Twenty-one years ago today, on 12 May 2005, BAR Honda accepted one of the most peculiar penalties in F1 history, a two-race suspension for using a hidden fuel tank system that circumvented the sport's minimum weight requirements.
The scandal erupted following the 2005 San Marino Grand Prix at Imola, where Jenson Button had claimed third place and team-mate Takuma Sato finished fifth.
Post-race scrutineering revealed a startling discovery: after BAR insisted its car's fuel tank had been completely drained, the FIA found approximately 15 litres of fuel remaining in a concealed compartment.

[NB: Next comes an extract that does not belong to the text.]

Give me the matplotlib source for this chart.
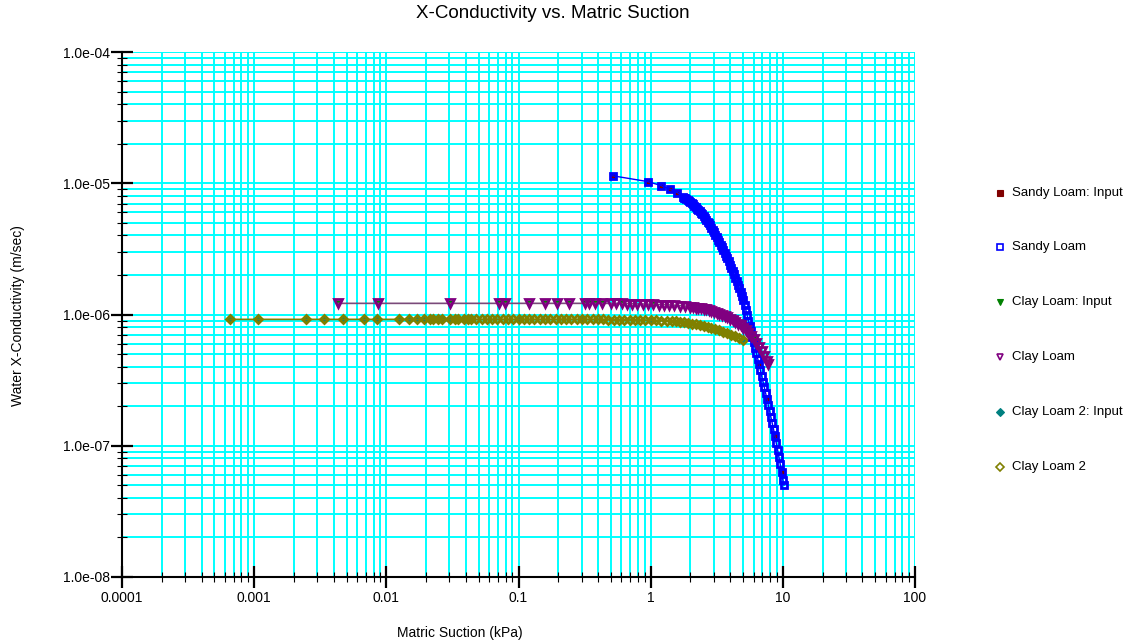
import matplotlib
matplotlib.use("Agg")
import matplotlib.pyplot as plt
from matplotlib.lines import Line2D
from matplotlib.ticker import LogLocator, FixedLocator, NullFormatter, FixedFormatter

plt.rcParams['font.family'] = ['Liberation Sans', 'DejaVu Sans']

title = "X-Conductivity vs. Matric Suction"
x_label = "Matric Suction (kPa)"
y_label = "Water X-Conductivity (m/sec)"
x_ticks = [0.0001, 0.001, 0.01, 0.1, 1, 10, 100]
x_tick_labels = ["0.0001", "0.001", "0.01", "0.1", "1", "10", "100"]
y_ticks = [1e-8, 1e-7, 1e-6, 1e-5, 1e-4]
y_tick_labels = ["1.0e-08", "1.0e-07", "1.0e-06", "1.0e-05", "1.0e-04"]
legend_labels = ["Sandy Loam: Input", "Sandy Loam", "Clay Loam: Input",
                 "Clay Loam", "Clay Loam 2: Input", "Clay Loam 2"]

# ---- Sandy Loam (computed) ----
sandy_x = [0.516, 0.948, 1.20, 1.40, 1.59, 1.75,
           1.778, 1.820, 1.862, 1.905, 1.950, 1.995, 2.042, 2.089, 2.138, 2.188,
           2.239, 2.291, 2.344, 2.399, 2.455, 2.512, 2.570, 2.630, 2.692, 2.754,
           2.818, 2.884, 2.951, 3.020, 3.090, 3.162, 3.236, 3.311, 3.388, 3.467,
           3.548, 3.631, 3.715, 3.802, 3.890, 3.981, 4.074, 4.169, 4.266, 4.365,
           4.467, 4.571, 4.677, 4.786, 4.898,
           5.012, 5.129, 5.248, 5.370, 5.495, 5.623, 5.754, 5.888, 6.026, 6.166,
           6.310, 6.457, 6.607, 6.761, 6.918, 7.079, 7.244, 7.413, 7.586, 7.762,
           7.943, 8.128, 8.318, 8.511, 8.710, 8.913, 9.120, 9.333, 9.550, 9.772,
           10.0, 10.19]
sandy_y = [1.14e-5, 1.03e-5, 9.6e-6, 9.0e-6, 8.5e-6, 7.9e-6,
           7.75e-6, 7.67e-6, 7.55e-6, 7.43e-6, 7.31e-6, 7.19e-6, 7.05e-6, 6.90e-6,
           6.72e-6, 6.55e-6, 6.40e-6, 6.25e-6, 6.11e-6, 5.98e-6, 5.81e-6, 5.64e-6,
           5.46e-6, 5.28e-6, 5.11e-6, 4.95e-6, 4.77e-6, 4.59e-6, 4.41e-6, 4.23e-6,
           4.06e-6, 3.89e-6, 3.72e-6, 3.56e-6, 3.40e-6, 3.24e-6, 3.09e-6, 2.95e-6,
           2.81e-6, 2.68e-6, 2.54e-6, 2.40e-6, 2.27e-6, 2.14e-6, 2.02e-6, 1.91e-6,
           1.79e-6, 1.68e-6, 1.58e-6, 1.48e-6, 1.39e-6,
           1.297e-6, 1.186e-6, 1.081e-6, 9.86e-7, 8.99e-7, 8.20e-7, 7.48e-7,
           6.79e-7, 6.17e-7, 5.60e-7, 5.07e-7, 4.60e-7, 4.17e-7, 3.77e-7, 3.40e-7,
           3.08e-7, 2.78e-7, 2.51e-7, 2.26e-7, 2.04e-7, 1.84e-7, 1.65e-7, 1.48e-7,
           1.33e-7, 1.19e-7, 1.05e-7, 9.33e-8, 8.22e-8, 7.24e-8, 6.31e-8, 5.50e-8,
           5.01e-8]
# ---- Sandy Loam: Input ----
sandy_in_x = [0.516, 0.948, 1.20, 1.40, 1.59, 1.75, 1.995, 2.399, 3.020, 3.981,
              5.012, 6.607, 7.586, 8.710, 9.772]
sandy_in_y = [1.14e-5, 1.03e-5, 9.6e-6, 9.0e-6, 8.5e-6, 7.9e-6, 7.19e-6, 5.98e-6,
              4.23e-6, 2.40e-6, 1.297e-6, 4.17e-7, 2.26e-7, 1.19e-7, 6.31e-8]

# ---- Clay Loam (computed) ----
clay_x = [0.00434, 0.00869, 0.0303, 0.0711, 0.079, 0.121, 0.158, 0.195, 0.241,
          0.318, 0.343, 0.380, 0.426,
          0.501, 0.550, 0.603, 0.661, 0.724, 0.794, 0.871, 0.955, 1.047, 1.148,
          1.259, 1.380, 1.514, 1.660, 1.820, 1.995, 2.089, 2.188, 2.291, 2.399,
          2.512, 2.630, 2.754, 2.884, 3.020, 3.162, 3.311, 3.467, 3.631, 3.802,
          3.981, 4.169, 4.365, 4.571, 4.786, 5.012, 5.248, 5.495, 5.754, 6.026,
          6.310, 6.607, 6.918, 7.244, 7.586, 7.727]
clay_y = [1.216e-6, 1.216e-6, 1.216e-6, 1.216e-6, 1.216e-6, 1.216e-6, 1.216e-6,
          1.216e-6, 1.216e-6, 1.216e-6, 1.216e-6, 1.216e-6, 1.216e-6,
          1.216e-6, 1.216e-6, 1.213e-6, 1.211e-6, 1.208e-6, 1.205e-6, 1.202e-6,
          1.199e-6, 1.197e-6, 1.191e-6, 1.189e-6, 1.183e-6, 1.178e-6, 1.169e-6,
          1.159e-6, 1.146e-6, 1.138e-6, 1.130e-6, 1.122e-6, 1.114e-6, 1.107e-6,
          1.096e-6, 1.084e-6, 1.069e-6, 1.052e-6, 1.033e-6, 1.012e-6, 9.91e-7,
          9.70e-7, 9.51e-7, 9.29e-7, 9.04e-7, 8.79e-7, 8.53e-7, 8.26e-7, 7.94e-7,
          7.62e-7, 7.28e-7, 6.89e-7, 6.52e-7, 6.11e-7, 5.69e-7, 5.27e-7, 4.86e-7,
          4.45e-7, 4.22e-7]
# ---- Clay Loam: Input ----
clay_in_x = [0.00434, 0.00869, 0.0303, 0.0711, 0.079, 0.121, 0.158, 0.195, 0.241,
             0.318, 0.343, 0.380, 0.426, 0.603, 1.047, 1.995, 3.020, 4.365, 6.026, 7.727]
clay_in_y = [1.216e-6, 1.216e-6, 1.216e-6, 1.216e-6, 1.216e-6, 1.216e-6, 1.216e-6,
             1.216e-6, 1.216e-6, 1.216e-6, 1.216e-6, 1.216e-6, 1.216e-6, 1.213e-6,
             1.197e-6, 1.146e-6, 1.052e-6, 8.79e-7, 6.52e-7, 4.22e-7]

# ---- Clay Loam 2 (computed) ----
clay2_x = [0.000656, 0.00107, 0.00247, 0.0034, 0.00472, 0.00681, 0.00845, 0.0125,
           0.0148, 0.0170, 0.0194, 0.0214, 0.0226, 0.0247, 0.0262, 0.0303, 0.0331,
           0.0350, 0.0389, 0.0417,
           0.0437, 0.0479, 0.0525, 0.0575, 0.0631, 0.0692, 0.0759, 0.0832, 0.0912,
           0.100, 0.110, 0.120, 0.132, 0.145, 0.158, 0.174, 0.191, 0.209, 0.229,
           0.251, 0.275, 0.302, 0.331, 0.363, 0.398, 0.437, 0.479, 0.525, 0.575,
           0.631, 0.692, 0.759, 0.832, 0.912, 1.000, 1.096, 1.202, 1.318, 1.445,
           1.549, 1.660, 1.778, 1.905, 2.042, 2.188, 2.344, 2.512, 2.692, 2.884,
           3.090, 3.311, 3.548, 3.802, 4.074, 4.365, 4.677, 5.012]
clay2_y = [9.18e-7, 9.18e-7, 9.18e-7, 9.18e-7, 9.18e-7, 9.18e-7, 9.18e-7, 9.18e-7,
           9.18e-7, 9.18e-7, 9.18e-7, 9.18e-7, 9.18e-7, 9.18e-7, 9.18e-7, 9.18e-7,
           9.18e-7, 9.18e-7, 9.18e-7, 9.18e-7,
           9.18e-7, 9.18e-7, 9.18e-7, 9.18e-7, 9.18e-7, 9.18e-7, 9.18e-7, 9.18e-7,
           9.18e-7, 9.18e-7, 9.18e-7, 9.18e-7, 9.18e-7, 9.18e-7, 9.18e-7, 9.18e-7,
           9.18e-7, 9.18e-7, 9.18e-7, 9.18e-7, 9.18e-7, 9.18e-7, 9.18e-7, 9.18e-7,
           9.18e-7, 9.17e-7, 9.16e-7, 9.15e-7, 9.14e-7, 9.13e-7, 9.12e-7, 9.10e-7,
           9.08e-7, 9.06e-7, 9.05e-7, 9.02e-7, 8.99e-7, 8.95e-7, 8.92e-7, 8.86e-7,
           8.79e-7, 8.71e-7, 8.63e-7, 8.53e-7, 8.41e-7, 8.28e-7, 8.15e-7, 8.03e-7,
           7.90e-7, 7.76e-7, 7.62e-7, 7.39e-7, 7.18e-7, 6.98e-7, 6.80e-7, 6.60e-7,
           6.39e-7]
# ---- Clay Loam 2: Input ----
clay2_in_x = [0.000656, 0.00107, 0.00247, 0.0034, 0.00472, 0.00681, 0.00845, 0.0125,
              0.0148, 0.0170, 0.0194, 0.0214, 0.0226, 0.0247, 0.0262, 0.0303, 0.0331,
              0.0350, 0.0389, 0.0417, 0.100, 0.302, 1.000, 3.090, 5.012]
clay2_in_y = [9.18e-7, 9.18e-7, 9.18e-7, 9.18e-7, 9.18e-7, 9.18e-7, 9.18e-7, 9.18e-7,
              9.18e-7, 9.18e-7, 9.18e-7, 9.18e-7, 9.18e-7, 9.18e-7, 9.18e-7, 9.18e-7,
              9.18e-7, 9.18e-7, 9.18e-7, 9.18e-7, 9.18e-7, 9.18e-7, 9.05e-7, 7.76e-7,
              6.39e-7]

fig = plt.figure(figsize=(11.32, 6.44), dpi=100)
ax = fig.add_axes([122 / 1132, 1 - 577 / 644, 793 / 1132, 525 / 644])
ax.set_xscale('log')
ax.set_yscale('log')
ax.set_xlim(1e-4, 100)
ax.set_ylim(1e-8, 1e-4)

cyan = '#00FFFF'
ax.xaxis.set_major_locator(FixedLocator(x_ticks))
ax.xaxis.set_major_formatter(FixedFormatter(x_tick_labels))
ax.yaxis.set_major_locator(FixedLocator(y_ticks))
ax.yaxis.set_major_formatter(FixedFormatter(y_tick_labels))
ax.xaxis.set_minor_locator(LogLocator(base=10, subs=range(2, 10), numticks=20))
ax.yaxis.set_minor_locator(LogLocator(base=10, subs=range(2, 10), numticks=20))
ax.xaxis.set_minor_formatter(NullFormatter())
ax.yaxis.set_minor_formatter(NullFormatter())
ax.grid(True, which='both', color=cyan, linewidth=1.4)
ax.set_axisbelow(True)

for s in ('top', 'right'):
    ax.spines[s].set_visible(False)
for s in ('left', 'bottom'):
    ax.spines[s].set_linewidth(1.5)

ax.tick_params(which='major', direction='inout', length=16, width=1.6, labelsize=10, pad=2)
ax.tick_params(which='minor', direction='inout', length=7, width=0.8)
ax.tick_params(axis='y', which='major', pad=1)

ax.plot(sandy_in_x, sandy_in_y, ls='none', marker='s', ms=2.6, color='#800000', zorder=3)
ax.plot(sandy_x, sandy_y, color='#0000FF', lw=1, marker='s', ms=4.8, mfc='none',
        mec='#0000FF', mew=2.0, zorder=4)
ax.plot(clay_in_x, clay_in_y, ls='none', marker='v', ms=3.0, color='#008000', zorder=5)
ax.plot(clay_x, clay_y, color='#7a4a7a', lw=1.2, marker='v', ms=5.4, mfc='none',
        mec='#800080', mew=2.0, zorder=6)
ax.plot(clay2_in_x, clay2_in_y, ls='none', marker='D', ms=2.4, color='#008080', zorder=3)
ax.plot(clay2_x, clay2_y, color='#808000', lw=1.2, marker='D', ms=4.2, mfc='none',
        mec='#808000', mew=2.0, zorder=3.5)

fig.text(553 / 1132, 1 - 13 / 644, title, ha='center', va='center', fontsize=13.5)
fig.text(460 / 1132, 1 - 633 / 644, x_label, ha='center', va='center', fontsize=10)
fig.text(18 / 1132, 1 - 316 / 644, y_label, ha='center', va='center', fontsize=10,
         rotation=90)

# legend (marker + text), placed in figure coordinates
leg_y = [193, 247, 302, 357, 412, 467]
leg_style = [dict(marker='s', ms=4.5, mfc='#800000', mec='#800000', mew=0.8),
             dict(marker='s', ms=4.5, mfc='none', mec='#0000FF', mew=1.2),
             dict(marker='v', ms=5, mfc='#008000', mec='#008000', mew=0.8),
             dict(marker='v', ms=5, mfc='none', mec='#800080', mew=1.2),
             dict(marker='D', ms=3.8, mfc='#008080', mec='#008080', mew=0.8),
             dict(marker='D', ms=3.8, mfc='none', mec='#808000', mew=1.2)]
for lab, yy, st in zip(legend_labels, leg_y, leg_style):
    yf = 1 - yy / 644
    fig.add_artist(Line2D([1000 / 1132], [yf], ls='none', transform=fig.transFigure, **st))
    fig.text(1012 / 1132, yf, lab, ha='left', va='center', fontsize=9.5)

fig.savefig('out.png', dpi=100)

When weighed without this hidden fuel, Button's car tipped the scales at just 594.6kg, some 5.4kg below the mandatory 600kg minimum.
The discovery prompted FIA president Max Mosley to deliver a damning assessment, stating that BAR had "left 15 litres in the tank and told us it was empty."
BAR
Initial defiance gives way to acceptance
BAR's reaction was initially one of outrage. Team CEO Nick Fry publicly denounced the FIA's findings, insisting that "at no time did BAR-Honda run underweight at the San Marino Grand Prix" and questioning whether anyone truly believed a team owned by "two blue-chip international corporations with huge integrity" would deliberately breach the rules.

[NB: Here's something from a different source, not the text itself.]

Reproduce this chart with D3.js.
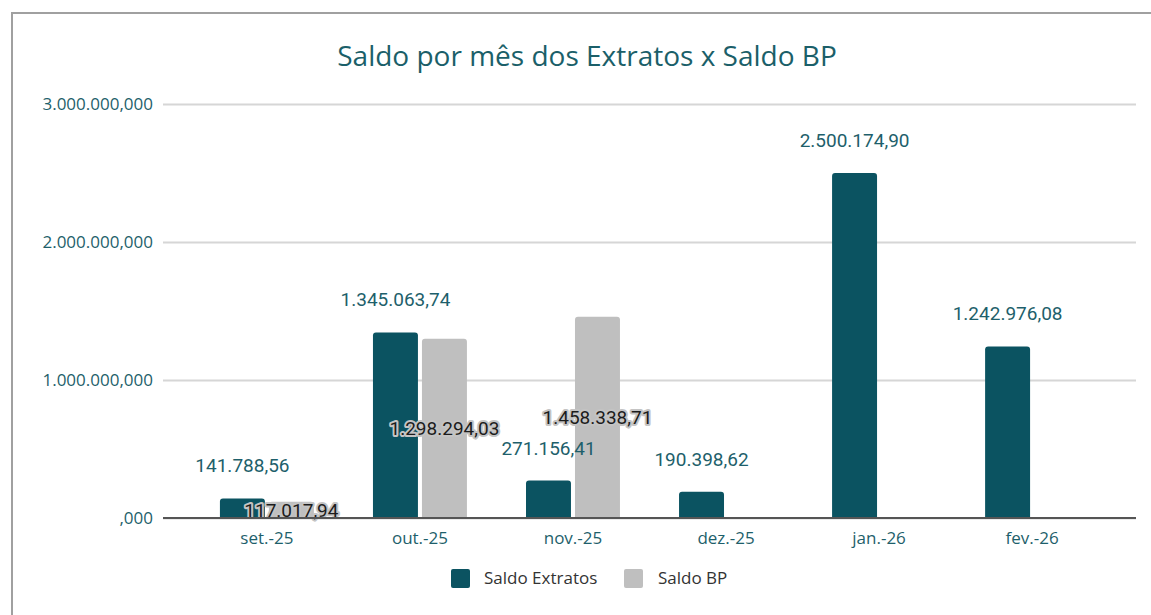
<!DOCTYPE html>
<html>
<head>
<meta charset="utf-8">
<script src="https://cdn.jsdelivr.net/npm/d3@7"></script>
<style>
  body { margin: 0; background: #fff; }
  svg { display: block; }
  .axis text { font-family: "Open Sans", sans-serif; fill: #1e5f6b; }
</style>
</head>
<body>
<div id="chart"></div>
<script>
// data (values as shown on the data labels)
var categories = ["set.-25", "out.-25", "nov.-25", "dez.-25", "jan.-26", "fev.-26"];
var saldoExtratos = [141788.56, 1345063.74, 271156.41, 190398.62, 2500174.90, 1242976.08];
var saldoBP = [117017.94, 1298294.03, 1458338.71, null, null, null];
var seriesNames = ["Saldo Extratos", "Saldo BP"];
var yTicks = [0, 1000000, 2000000, 3000000];

var width = 1151, height = 615;
var colExtratos = "#0b5361", colBP = "#bfbfbf";

var ptBR = d3.formatLocale({ decimal: ",", thousands: ".", grouping: [3], currency: ["R$", ""] });
var fmt2 = ptBR.format(",.2f"), fmt3 = ptBR.format(",.3f");
function tickFmt(d) { return d === 0 ? ",000" : fmt3(d); }

var svg = d3.select("#chart").append("svg")
  .attr("width", width).attr("height", height);

// frame of the chart box
svg.append("path")
  .attr("d", "M12,615 L12,13 L1151,13")
  .attr("fill", "none").attr("stroke", "#a0a0a0").attr("stroke-width", 2);

svg.append("text")
  .attr("x", 587).attr("y", 66)
  .attr("text-anchor", "middle")
  .style("font-family", "'Open Sans', sans-serif")
  .style("font-size", "28px")
  .style("fill", "#1b5f69")
  .text("Saldo por mês dos Extratos x Saldo BP");

var plotL = 163, plotR = 1136, plotT = 104, plotB = 518;

var y = d3.scaleLinear().domain([0, 3000000]).range([plotB, plotT]);

var x0 = d3.scaleBand().domain(categories).range([plotL, plotR])
  .paddingInner(0.386).paddingOuter(0.372);
var x1 = d3.scaleBand().domain(seriesNames).range([0, x0.bandwidth()])
  .paddingInner(0.082);

// y axis + gridlines
var gy = svg.append("g").attr("class", "axis")
  .attr("transform", "translate(" + plotL + ",0)")
  .call(d3.axisLeft(y).tickValues(yTicks).tickFormat(tickFmt)
    .tickSize(-(plotR - plotL)).tickPadding(10));
gy.select(".domain").remove();
gy.selectAll("line").attr("stroke", "#d6d6d6").attr("stroke-width", 2);
gy.selectAll("text").style("font-size", "17px");

// rounded-top bar path
function barPath(x, y0, w, h, r) {
  r = Math.min(r, h, w / 2);
  return "M" + x + "," + (y0 + h) +
    "V" + (y0 + r) + "Q" + x + "," + y0 + " " + (x + r) + "," + y0 +
    "H" + (x + w - r) + "Q" + (x + w) + "," + y0 + " " + (x + w) + "," + (y0 + r) +
    "V" + (y0 + h) + "Z";
}

var rows = categories.map(function(c, i) {
  return { cat: c, vals: [
    { s: seriesNames[0], v: saldoExtratos[i] },
    { s: seriesNames[1], v: saldoBP[i] }
  ]};
});

var groups = svg.append("g").selectAll("g.grp")
  .data(rows).enter().append("g")
  .attr("class", "grp")
  .attr("transform", function(d) { return "translate(" + x0(d.cat) + ",0)"; });

groups.selectAll("path.bar")
  .data(function(d) { return d.vals.filter(function(e) { return e.v != null; }); })
  .enter().append("path")
  .attr("class", "bar")
  .attr("fill", function(d) { return d.s === seriesNames[0] ? colExtratos : colBP; })
  .attr("d", function(d) {
    return barPath(x1(d.s), y(d.v), x1.bandwidth(), plotB - y(d.v), 3);
  });

// baseline
svg.append("line")
  .attr("x1", plotL).attr("x2", plotR)
  .attr("y1", plotB).attr("y2", plotB)
  .attr("stroke", "#555").attr("stroke-width", 2);

// x axis labels
var gx = svg.append("g").attr("class", "axis")
  .attr("transform", "translate(0," + plotB + ")")
  .call(d3.axisBottom(x0).tickSize(0).tickPadding(14));
gx.select(".domain").remove();
gx.selectAll("text").style("font-size", "17px");

// data labels: Saldo Extratos above the bars
groups.append("text")
  .filter(function(d) { return d.vals[0].v != null; })
  .attr("x", function(d) { return x1(seriesNames[0]) + x1.bandwidth() / 2; })
  .attr("y", function(d) { return y(d.vals[0].v) - 26; })
  .attr("text-anchor", "middle")
  .style("font-family", "Roboto, sans-serif")
  .style("font-size", "19px")
  .style("fill", "#1e5f6b")
  .text(function(d) { return fmt2(d.vals[0].v); });

// data labels: Saldo BP in the middle of the bars
groups.filter(function(d) { return d.vals[1].v != null; })
  .append("text")
  .attr("x", x1(seriesNames[1]) + x1.bandwidth() / 2)
  .attr("y", function(d) { return (y(d.vals[1].v) + plotB) / 2; })
  .attr("dy", "0.36em")
  .attr("text-anchor", "middle")
  .style("font-family", "Roboto, sans-serif")
  .style("font-size", "19px")
  .style("fill", "#1c1c1c")
  .style("stroke", "#c4c4c4")
  .style("stroke-width", 4)
  .style("stroke-linejoin", "round")
  .style("paint-order", "stroke")
  .text(function(d) { return fmt2(d.vals[1].v); });

// legend
var legend = svg.append("g").selectAll("g.leg")
  .data([{ name: seriesNames[0], c: colExtratos, x: 451, tx: 484 },
         { name: seriesNames[1], c: colBP, x: 624, tx: 658 }])
  .enter().append("g").attr("class", "leg");
legend.append("rect")
  .attr("x", function(d) { return d.x; }).attr("y", 569)
  .attr("width", 19).attr("height", 19).attr("rx", 2)
  .attr("fill", function(d) { return d.c; });
legend.append("text")
  .attr("x", function(d) { return d.tx; }).attr("y", 584)
  .style("font-family", "'Open Sans', sans-serif")
  .style("font-size", "17px")
  .style("fill", "#333")
  .text(function(d) { return d.name; });
</script>
</body>
</html>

The team defended itself at a Paris hearing on May 4, 2005, arguing that the secondary fuel compartment was simply a collector tank rather than an illegal weight-circumventing device.
The International Court of Appeal remained unconvinced, ruling the following day that whilst it could not prove deliberate fraud, BAR had shown "highly regrettable negligence and lack of transparency."
Despite their initial protestations, BAR eventually chose not to challenge the court's decision further.
The team was banned from the Spanish and Monaco Grands Prix, with Button stripped of his six points from Imola and Sato losing four.
The penalty proved costly. BAR missed two crucial races during the European season's opening phase, disrupting its championship challenge at a critical juncture.
When the team returned at the European Grand Prix in Germany, both drivers retired, compounding the team's misfortune.